Opposing the school district's request to allow message signs in residential districts were Plan Commission chairman Jack Breault and commissioners Don Mailloux and Bob Bieraugel. Commissioners Don Gilbert and Carah Koch favored amending the ordinance to allow message signs in residential districts upon approval of a conditional use permit for the sign. Commissioners Tim Caruso and Fred Yoerg were absent from the Dec. 9 meeting.
The purpose of the bank-style sign, Hudson High School Vice Principal Scott Huffman told commissioners, would be to inform the public of the district's many activities.
In a Sept. 20 letter to Community Development Director Dennis Darnold requesting permission to erect the sign, Huffman said, "We think this would be a great service to the community without causing any disruptions to the surrounding area."
At the Dec. 9 meeting, Huffman noted that 2,000 to 3,000 people visit the high school each day, including students, teachers, guests and people attending after-school activities. Also, many motorists and pedestrians pass by the school, he said.

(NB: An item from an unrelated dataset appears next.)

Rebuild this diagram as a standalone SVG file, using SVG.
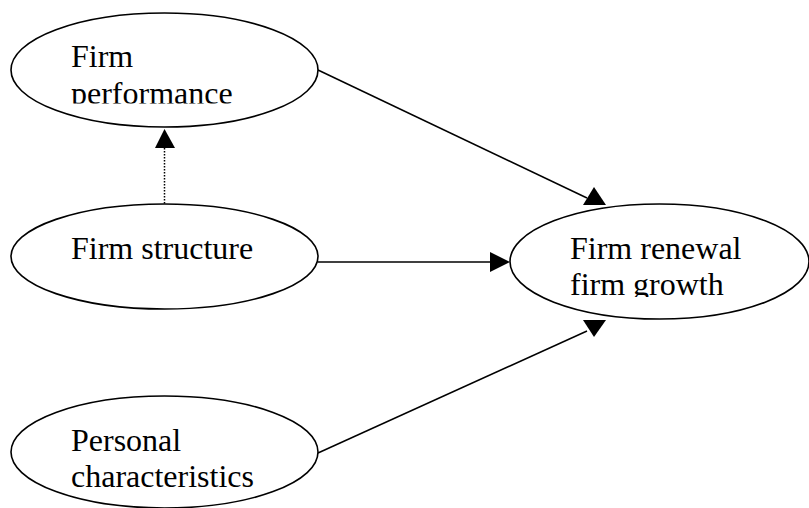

Huffman presented an illustration of the proposed 14-foot tall sign at the Dec. 9 meeting. He said the electronic message board area would be 26 inches high by eight or 10 feet wide, with space for the school's name and logo above it.
The current city ordinance permits electronic message signs only in central business and general business districts. Hudson High School is located in a residential district.
Breault said churches and other schools might request message signs, too, if the high school was granted one. He also said he had received calls from residents opposed to having a lighted sign nearby.
District 4 Alderman Roger Riedel questioned the need for the sign and said it would be a distraction at the heavily traveled intersection of Vine and Wisconsin streets.
Commissioner Mailloux also questioned the need for the sign and expressed concern that it would generate requests for more electronic signs.
Commissioner Gilbert said he wasn't opposed to the sign even though it might be visible from his residence. It would be a good vehicle for keeping the general public informed of school activities, he said.
The City Council has the ultimate authority to amend ordinances. It is rare for the council to go against a recommendation of the Plan Commission, however.